Developers, and the software they develop, are the most popular attack vector for today’s hackers and bad actors. The many development tools and processes, not to mention thousands of open-source libraries and binaries, all introduce opportunities for malicious or even accidental injection of risk across the entire software supply chain. In response to this expanding threat landscape, developers, security leaders, and operations teams are struggling to find a more effective way to secure their software ecosystem.
Increasingly, organizations are adopting DevSecOps, which focuses on “shift left” security, the idea of introducing security practices earlier in the software development life cycle. Practically speaking, however, DevSecOps is more of an overall strategy or approach, rather than a concrete set of responsibilities assigned to a specific group or individual. DevSecOps is best used to define how an organization addresses product security, or establish a cultural and technical “shift left” within the integrated development environment. It can also provide an organizational framework to address security efforts between compliance, security and development teams.
The reality, however, is that while both security and development teams are committed to fortifying the business, collaboration between the two groups can be challenging. A company’s security teams are tasked to do whatever it takes to secure the business, while developers prefer to write quality code instead of spending their day fixing vulnerabilities.
It is the DevOps team that in fact owns the specific responsibilities, tasks and budget needed to secure the software supply chain.
Defining DevOps-Centric security
As the name implies, DevOps teams manage the operational side of software development and are responsible for each step of the software development life cycle (SDLC). While security teams set policies and development teams write code, DevOps teams manage the SDLC workflow.

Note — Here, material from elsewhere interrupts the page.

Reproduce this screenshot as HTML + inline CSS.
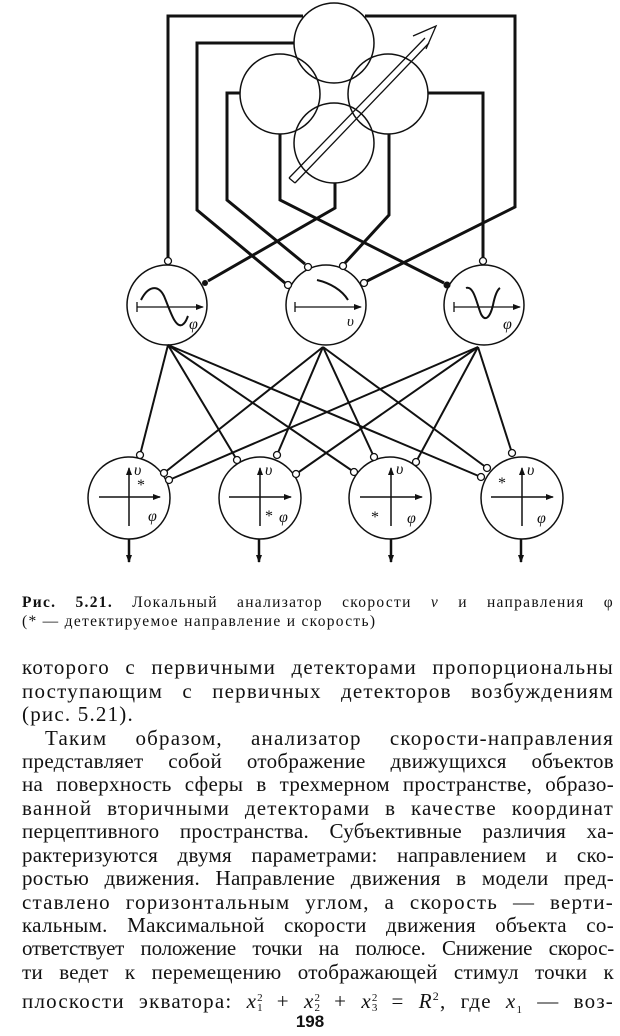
<!DOCTYPE html>
<html><head><meta charset="utf-8"><style>
html,body{margin:0;padding:0;background:#fff;}
body{width:620px;height:1036px;position:relative;overflow:hidden;font-family:"Liberation Serif","DejaVu Serif",serif;color:#111;}
svg{position:absolute;left:0;top:0;}
.cap{position:absolute;left:22px;width:592px;font-size:15.5px;line-height:19px;letter-spacing:1.3px;}
.ln{position:absolute;left:22px;width:592px;font-size:21px;line-height:23px;letter-spacing:1.2px;text-align:justify;text-align-last:justify;white-space:nowrap;}
.ln.nj{text-align-last:left;}
.t{letter-spacing:0.3px;}
.ind{left:45px;width:569px;}
.ss{display:inline-block;vertical-align:middle;font-size:11px;line-height:10px;text-align:left;letter-spacing:0;}
</style></head><body>
<svg width="620" height="580" viewBox="0 0 620 580">
<defs>
<marker id="ah" markerWidth="8" markerHeight="8" refX="7" refY="4" orient="auto" markerUnits="userSpaceOnUse"><path d="M0,1 L8,4 L0,7 Z" fill="#111"/></marker>
</defs>
<g fill="none" stroke="#111" stroke-width="3">
<polyline points="303,16 168,16 168,258"/>
<polyline points="365,16 515,16 515,207 367,281"/>
<polyline points="303,43 197,43 197,210 285,283"/>
<polyline points="240,93 227,93 227,200 305,264"/>
<polyline points="280,134 280,200 444,283"/>
<polyline points="335,183 335,208 208,281"/>
<polyline points="389,134 389,215 345,263"/>
<polyline points="428,93 483,93 483,258"/>
</g>
<circle cx="334" cy="43" r="40" fill="#fff"/>
<g fill="none" stroke="#111" stroke-width="1.5">
<circle cx="280" cy="94" r="40"/><circle cx="388" cy="94" r="40"/><circle cx="334" cy="143" r="40"/><circle cx="334" cy="43" r="40"/>
</g>
<g stroke="#111" stroke-width="1.3" fill="none">
<path d="M289,178 L425,38 M295,183 L429,43 M289,178 L295,183"/>
<path d="M413,36 L436,26 L426,49"/>
</g>
<g fill="#fff" stroke="#111" stroke-width="1.5">
<circle cx="167" cy="305" r="40"/><circle cx="326" cy="305" r="40"/><circle cx="484" cy="305" r="40"/>
</g>
<g fill="#fff" stroke="#111" stroke-width="1.3">
<circle cx="168" cy="261" r="3.5"/><circle cx="483" cy="261" r="3.5"/>
<circle cx="288" cy="285" r="3.5"/><circle cx="308" cy="267" r="3.5"/><circle cx="343" cy="266" r="3.5"/><circle cx="364" cy="283" r="3.5"/>
</g>
<circle cx="447" cy="285" r="3.5" fill="#111"/><circle cx="205" cy="283" r="3" fill="#111"/>
<g stroke="#111" stroke-width="1.3" fill="none">
<line x1="137" y1="307" x2="203" y2="307" marker-end="url(#ah)"/><line x1="137" y1="302" x2="137" y2="312"/>
<path d="M141,300 C148,286 158,284 164,296 C170,310 175,328 182,325 C186,323 187,318 188,316" stroke-width="2"/>
<line x1="295" y1="307" x2="361" y2="307" marker-end="url(#ah)"/><line x1="295" y1="302" x2="295" y2="312"/>
<path d="M317,280 C330,283 342,290 348,300" stroke-width="2"/>
<line x1="454" y1="307" x2="520" y2="307" marker-end="url(#ah)"/><line x1="454" y1="302" x2="454" y2="312"/>
<path d="M466,288 C474,285 477,305 481,314 C485,322 490,318 493,305 C495,295 497,290 500,288" stroke-width="2"/>
</g>
<g font-family="Liberation Serif,serif" font-style="italic" font-size="16" fill="#111">
<text x="189" y="329">φ</text><text x="347" y="326" font-size="15">υ</text><text x="503" y="329">φ</text>
</g>
<g stroke="#111" stroke-width="2" fill="none">
<line x1="168" y1="345" x2="140" y2="455"/><line x1="168" y1="345" x2="237" y2="460"/><line x1="168" y1="345" x2="354" y2="472"/><line x1="168" y1="345" x2="481" y2="477"/>
<line x1="323" y1="347" x2="164" y2="473"/><line x1="323" y1="347" x2="277" y2="455"/><line x1="323" y1="347" x2="374" y2="457"/><line x1="323" y1="347" x2="487" y2="468"/>
<line x1="478" y1="347" x2="169" y2="480"/><line x1="478" y1="347" x2="296" y2="474"/><line x1="478" y1="347" x2="416" y2="462"/><line x1="478" y1="347" x2="512" y2="453"/>
</g>
<g fill="#fff" stroke="#111" stroke-width="1.5">
<circle cx="129" cy="498" r="41"/><circle cx="260" cy="498" r="41"/><circle cx="390" cy="498" r="41"/><circle cx="522" cy="498" r="41"/>
</g>
<g fill="#fff" stroke="#111" stroke-width="1.3">
<circle cx="140" cy="455" r="3.5"/><circle cx="164" cy="473" r="3.5"/><circle cx="169" cy="480" r="3.5"/>
<circle cx="237" cy="460" r="3.5"/><circle cx="277" cy="455" r="3.5"/><circle cx="296" cy="474" r="3.5"/>
<circle cx="354" cy="472" r="3.5"/><circle cx="374" cy="457" r="3.5"/><circle cx="416" cy="462" r="3.5"/>
<circle cx="487" cy="468" r="3.5"/><circle cx="481" cy="477" r="3.5"/><circle cx="512" cy="453" r="3.5"/>
</g>
<g stroke="#111" stroke-width="1.5" fill="none">
<line x1="129" y1="526" x2="129" y2="468" marker-end="url(#ah)"/><line x1="99" y1="497" x2="160" y2="497" marker-end="url(#ah)"/>
<line x1="260" y1="526" x2="260" y2="468" marker-end="url(#ah)"/><line x1="229" y1="497" x2="291" y2="497" marker-end="url(#ah)"/>
<line x1="391" y1="526" x2="391" y2="468" marker-end="url(#ah)"/><line x1="360" y1="497" x2="422" y2="497" marker-end="url(#ah)"/>
<line x1="522" y1="526" x2="522" y2="468" marker-end="url(#ah)"/><line x1="491" y1="497" x2="553" y2="497" marker-end="url(#ah)"/>
</g>
<g stroke="#111" stroke-width="2.5">
<line x1="129" y1="539" x2="129" y2="562" marker-end="url(#ah)"/><line x1="259" y1="539" x2="259" y2="562" marker-end="url(#ah)"/>
<line x1="391" y1="539" x2="391" y2="562" marker-end="url(#ah)"/><line x1="521" y1="539" x2="521" y2="562" marker-end="url(#ah)"/>
</g>
<g font-family="Liberation Serif,serif" font-style="italic" font-size="16" fill="#111">
<text x="134" y="475">υ</text><text x="148" y="521">φ</text><text x="137" y="490" font-style="normal" font-size="16">*</text>
<text x="265" y="475">υ</text><text x="279" y="522">φ</text><text x="265" y="521" font-style="normal" font-size="16">*</text>
<text x="396" y="474">υ</text><text x="407" y="523">φ</text><text x="371" y="522" font-style="normal" font-size="16">*</text>
<text x="527" y="475">υ</text><text x="537" y="523">φ</text><text x="498" y="488" font-style="normal" font-size="16">*</text>
</g>
</svg>

<div class="cap" style="top:593px;text-align:justify;text-align-last:justify;white-space:nowrap;"><b>Рис. 5.21.</b> Локальный анализатор скорости <i>v</i> и направления φ</div>
<div class="cap" style="top:612px;">(* — детектируемое направление и скорость)</div>

<div class="ln" style="top:656px">которого с первичными детекторами пропорциональны</div>
<div class="ln" style="top:680px">поступающим с первичных детекторов возбуждениям</div>
<div class="ln nj" style="top:703px">(рис. 5.21).</div>
<div class="ln ind" style="top:727px">Таким образом, анализатор скорости-направления</div>
<div class="ln t" style="top:750px">представляет собой отображение движущихся объектов</div>
<div class="ln t" style="top:773px">на поверхность сферы в трехмерном пространстве, образо-</div>
<div class="ln" style="top:797px">ванной вторичными детекторами в качестве координат</div>
<div class="ln t" style="top:820px">перцептивного пространства. Субъективные различия ха-</div>
<div class="ln t" style="top:844px">рактеризуются двумя параметрами: направлением и ско-</div>
<div class="ln t" style="top:867px">ростью движения. Направление движения в модели пред-</div>
<div class="ln" style="top:891px">ставлено горизонтальным углом, а скорость — верти-</div>
<div class="ln t" style="top:914px">кальным. Максимальной скорости движения объекта со-</div>
<div class="ln" style="top:937px;letter-spacing:-0.2px">ответствует положение точки на полюсе. Снижение скорос-</div>
<div class="ln t" style="top:961px">ти ведет к перемещению отображающей стимул точки к</div>
<div class="ln" style="top:985px">плоскости экватора: <i>x</i><span class="ss">2<br>1</span> + <i>x</i><span class="ss">2<br>2</span> + <i>x</i><span class="ss">2<br>3</span> = <i>R</i><sup style="font-size:12px">2</sup>, где <i>x</i><sub style="font-size:11px">1</sub> — воз-</div>
<div style="position:absolute;top:1012px;left:0;width:620px;text-align:center;font-family:'Liberation Sans',sans-serif;font-weight:bold;font-size:17px;">198</div>
</body></html>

They are the actual owners of the software supply chain.
DevOps teams are also the logical owners for software supply chain security. DevOps teams have the resources, skills and accountability to identify and address security issues across the entire DevOps workflow, from development to runtime to deployment. DevOps teams are involved in every step of the software development process, so they’re ideally suited to serve as a bridge between security teams, responsible for compliance and business requirements, and development teams, which can get overwhelmed with security requests, processes and regulations that are not their core competency.
DevOps-centric security delivers an end-to-end view of an organization’s software supply chain and flags a multitude of vulnerabilities and weaknesses such as CVEs, configuration issues, secrets exposure, and infrastructure-as-code violations. It also suggests remediation strategies at each stage of the software development life cycle, from code to container, to device.
How does DevOps-Centric security work?
A DevOps-centric approach to security builds on the rigorous process and continuous, automated testing that’s the hallmark of all DevOps teams. More importantly, it guides organizations with a clear understanding of each vulnerability and suggests actions to efficiently fix the issues.
Focus on binaries as well as source code
The modern software supply chain has just one core asset that is delivered into production: the software binary, which takes many forms – from package, to container, to archive file. Attackers are increasingly focusing on attacking binaries, as they contain more information than source code alone. By analyzing the binary as well as the source code, DevOps teams can provide a more complete picture of any impact or point of exploitation. This helps eliminate complexity and streamlines security detection, assessment, and remediation efforts.
Contextual analysis: Determining which vulnerabilities, weaknesses, and exposures need remediation and the most cost-effective way to do it
Serious vulnerabilities are being identified daily through the efforts of researchers and bug bounty programs. Yet these CVEs may or may not be exploitable, depending on factors such as the application’s configurations, use of authentication mechanisms, and exposure of keys. DevOps-centric security looks at the context in which software is operating to prioritize and recommend how to remediate vulnerabilities quickly and effectively, without wasting developers’ time on non-applicable issues. It’s particularly important to be able to scan and analyze containers for open-source vulnerabilities, since the use of containers to hide malicious code is now on the rise.
Providing a holistic view of the software supply chain
Through their involvement in each step of the software development process, DevOps teams offer a holistic view of a company’s software supply chain and all its weaknesses. DevOps-centric security analyzes binaries, infrastructure, integrations, releases, and flows all in one place, eliminating the confusion of disparate security systems with varying or limited information, and inconsistent reporting. Thus, when you implement security using DevOps processes, you not only scan to identify problems within the software, but also help developers prioritize and fix them quickly and easily.